*** Collected material
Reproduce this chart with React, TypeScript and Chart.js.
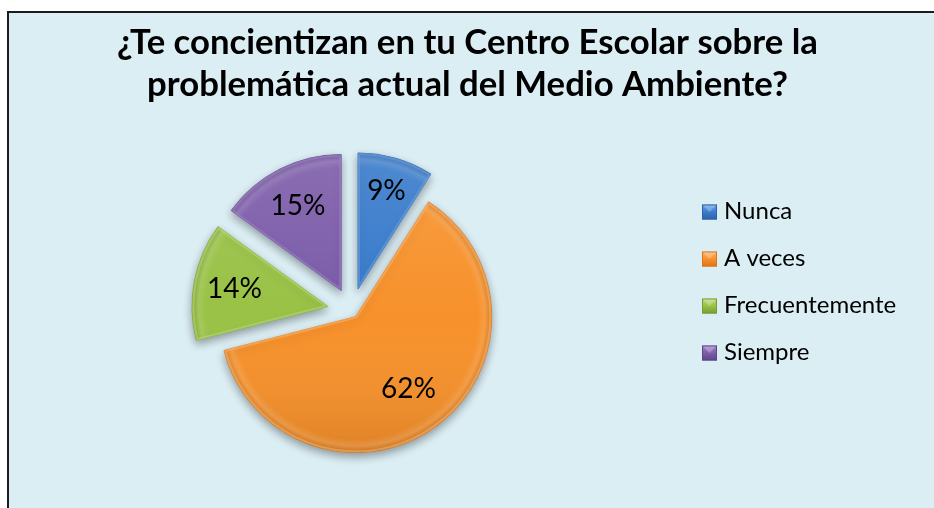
import React, { useEffect, useRef } from 'react';
import { Chart, registerables } from 'chart.js';

Chart.register(...registerables);

// ---- data ----
const titleLines = ['¿Te concientizan en tu Centro Escolar sobre la', 'problemática actual del Medio Ambiente?'];
const categories = ['Nunca', 'A veces', 'Frecuentemente', 'Siempre'];
const values = [9, 62, 14, 15];

// ---- styles ----
const COLORS = ['#3A7CCB', '#F7912B', '#99C246', '#7D5DAA'];
const LIGHT = ['#6BA3E4', '#FBB46C', '#BAD97A', '#A083C8'];
const DARK = ['#2C62A8', '#DA7419', '#779C30', '#5F4589'];
const EXPLODE = [23, 7, 24, 23];
const LABEL_R = [0.75, 0.66, 0.7, 0.7];
const RADIUS = 136;
const FONT = 'Lato, "Open Sans", sans-serif';
const BG = '#DBEEF4';

const W = 934;
const H = 508;
const CX = 351.6;
const CY = 311;

const framePlugin = {
  id: 'frame',
  beforeDraw(chart: any) {
    const ctx = chart.ctx;
    ctx.save();
    ctx.fillStyle = '#ffffff';
    ctx.fillRect(0, 0, W, H);
    ctx.fillStyle = BG;
    ctx.fillRect(8, 12, W, H);
    ctx.fillStyle = '#1c1c1c';
    ctx.fillRect(7, 11, 2, H);
    ctx.fillRect(7, 11, W, 2);
    ctx.restore();
  },
};

function sliceOffset(arc: any, i: number) {
  const mid = (arc.startAngle + arc.endAngle) / 2;
  const d = EXPLODE[i] || 0;
  return [Math.cos(mid) * d, Math.sin(mid) * d];
}

const explodedPiePlugin = {
  id: 'explodedPie',
  beforeDatasetDraw(chart: any, args: any) {
    const ctx = chart.ctx;
    const arcs = args.meta.data;
    arcs.forEach((arc: any, i: number) => {
      const [dx, dy] = sliceOffset(arc, i);
      ctx.save();
      ctx.translate(dx, dy);
      ctx.shadowColor = 'rgba(0,0,0,0.35)';
      ctx.shadowBlur = 9;
      ctx.shadowOffsetX = 0;
      ctx.shadowOffsetY = 4;
      arc.draw(ctx);
      ctx.restore();
    });
    arcs.forEach((arc: any, i: number) => {
      const [dx, dy] = sliceOffset(arc, i);
      ctx.save();
      ctx.translate(dx, dy);
      const r = arc.outerRadius;
      const orig = arc.options;
      const lg = ctx.createLinearGradient(0, arc.y - r, 0, arc.y + r);
      lg.addColorStop(0, 'rgba(255,255,255,0.10)');
      lg.addColorStop(0.5, 'rgba(255,255,255,0.0)');
      lg.addColorStop(1, 'rgba(0,0,0,0.10)');
      arc.options = { ...orig, backgroundColor: lg, borderWidth: 0 };
      arc.draw(ctx);
      const rg = ctx.createRadialGradient(arc.x, arc.y, r * 0.9, arc.x, arc.y, r);
      rg.addColorStop(0, 'rgba(255,255,255,0)');
      rg.addColorStop(0.5, 'rgba(255,255,255,0.12)');
      rg.addColorStop(1, 'rgba(0,0,0,0.10)');
      arc.options = { ...orig, backgroundColor: rg, borderWidth: 0 };
      arc.draw(ctx);
      arc.options = { ...orig, backgroundColor: 'rgba(0,0,0,0)', borderColor: LIGHT[i], borderWidth: 2, borderAlign: 'inner' };
      ctx.globalAlpha = 0.55;
      arc.draw(ctx);
      ctx.globalAlpha = 1;
      arc.options = orig;
      ctx.restore();
    });
    return false;
  },
  afterDatasetsDraw(chart: any) {
    const ctx = chart.ctx;
    const meta = chart.getDatasetMeta(0);
    const arcs = meta.data;
    const total = values.reduce((a, b) => a + b, 0);
    ctx.save();
    ctx.fillStyle = '#000000';
    ctx.font = `28px ${FONT}`;
    ctx.textAlign = 'center';
    ctx.textBaseline = 'middle';
    arcs.forEach((arc: any, i: number) => {
      const mid = (arc.startAngle + arc.endAngle) / 2;
      const dist = (EXPLODE[i] || 0) + LABEL_R[i] * arc.outerRadius;
      const x = arc.x + Math.cos(mid) * dist;
      const y = arc.y + Math.sin(mid) * dist;
      const pct = Math.round((values[i] / total) * 100) + '%';
      ctx.fillText(pct, x, y);
    });
    ctx.restore();
  },
};

const titleLegendPlugin = {
  id: 'titleLegend',
  afterDraw(chart: any) {
    const ctx = chart.ctx;
    ctx.save();
    ctx.font = `bold 100px ${FONT}`;
    const w100 = ctx.measureText(titleLines[0]).width;
    const size = (100 * 701) / w100;
    ctx.font = `bold ${size.toFixed(2)}px ${FONT}`;
    ctx.fillStyle = '#000000';
    ctx.textAlign = 'center';
    ctx.textBaseline = 'alphabetic';
    ctx.fillText(titleLines[0], 467.5, 54);
    ctx.fillText(titleLines[1], 467.5, 96);

    ctx.font = `24px ${FONT}`;
    ctx.textAlign = 'left';
    const rowY = [212, 259, 306, 353];
    categories.forEach((label, i) => {
      const cy = rowY[i];
      const x0 = 702;
      const y0 = cy - 7.5;
      const g = ctx.createLinearGradient(0, y0, 0, y0 + 15);
      g.addColorStop(0, LIGHT[i]);
      g.addColorStop(0.5, COLORS[i]);
      g.addColorStop(1, DARK[i]);
      ctx.fillStyle = g;
      ctx.fillRect(x0, y0, 15, 15);
      ctx.strokeStyle = DARK[i];
      ctx.lineWidth = 1;
      ctx.strokeRect(x0 + 0.5, y0 + 0.5, 14, 14);
      ctx.fillStyle = 'rgba(255,255,255,0.25)';
      ctx.beginPath();
      ctx.moveTo(x0 + 1, y0 + 1);
      ctx.lineTo(x0 + 14, y0 + 1);
      ctx.lineTo(x0 + 7.5, y0 + 7.5);
      ctx.closePath();
      ctx.fill();
      ctx.fillStyle = '#000000';
      ctx.fillText(label, 724, cy + 7);
    });
    ctx.restore();
  },
};

export default function App() {
  const canvasRef = useRef<HTMLCanvasElement | null>(null);

  useEffect(() => {
    const canvas = canvasRef.current;
    if (!canvas) return;
    const padLeft = 215;
    const padTop = 175;
    const chart = new Chart(canvas, {
      type: 'pie',
      data: {
        labels: categories,
        datasets: [
          {
            data: values,
            backgroundColor: COLORS,
            borderColor: DARK,
            borderWidth: 0.8,
            clip: false,
          } as any,
        ],
      },
      options: {
        responsive: false,
        animation: false,
        devicePixelRatio: 1,
        events: [],
        radius: RADIUS,
        layout: {
          padding: {
            left: padLeft,
            right: W - (2 * CX - padLeft),
            top: padTop,
            bottom: H - (2 * CY - padTop),
          },
        },
        plugins: {
          legend: { display: false },
          title: { display: false },
          tooltip: { enabled: false },
        },
      } as any,
      plugins: [framePlugin, explodedPiePlugin, titleLegendPlugin],
    });
    return () => chart.destroy();
  }, []);

  return (
    <div style={{ position: 'fixed', left: 0, top: 0, width: '100vw', height: '100vh', overflow: 'hidden', background: BG }}>
      <canvas ref={canvasRef} width={W} height={H} style={{ width: W, height: H, display: 'block' }} />
    </div>
  );
}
******
• _What you are asked to do_
Restate each line from the start of the listing through the line bearing "const CY = 311;" word for word. Drop the pictures.

• _Expected output_
Reproduce this chart with React, TypeScript and Chart.js.
import React, { useEffect, useRef } from 'react';
import { Chart, registerables } from 'chart.js';

Chart.register(...registerables);

// ---- data ----
const titleLines = ['¿Te concientizan en tu Centro Escolar sobre la', 'problemática actual del Medio Ambiente?'];
const categories = ['Nunca', 'A veces', 'Frecuentemente', 'Siempre'];
const values = [9, 62, 14, 15];

// ---- styles ----
const COLORS = ['#3A7CCB', '#F7912B', '#99C246', '#7D5DAA'];
const LIGHT = ['#6BA3E4', '#FBB46C', '#BAD97A', '#A083C8'];
const DARK = ['#2C62A8', '#DA7419', '#779C30', '#5F4589'];
const EXPLODE = [23, 7, 24, 23];
const LABEL_R = [0.75, 0.66, 0.7, 0.7];
const RADIUS = 136;
const FONT = 'Lato, "Open Sans", sans-serif';
const BG = '#DBEEF4';

const W = 934;
const H = 508;
const CX = 351.6;
const CY = 311;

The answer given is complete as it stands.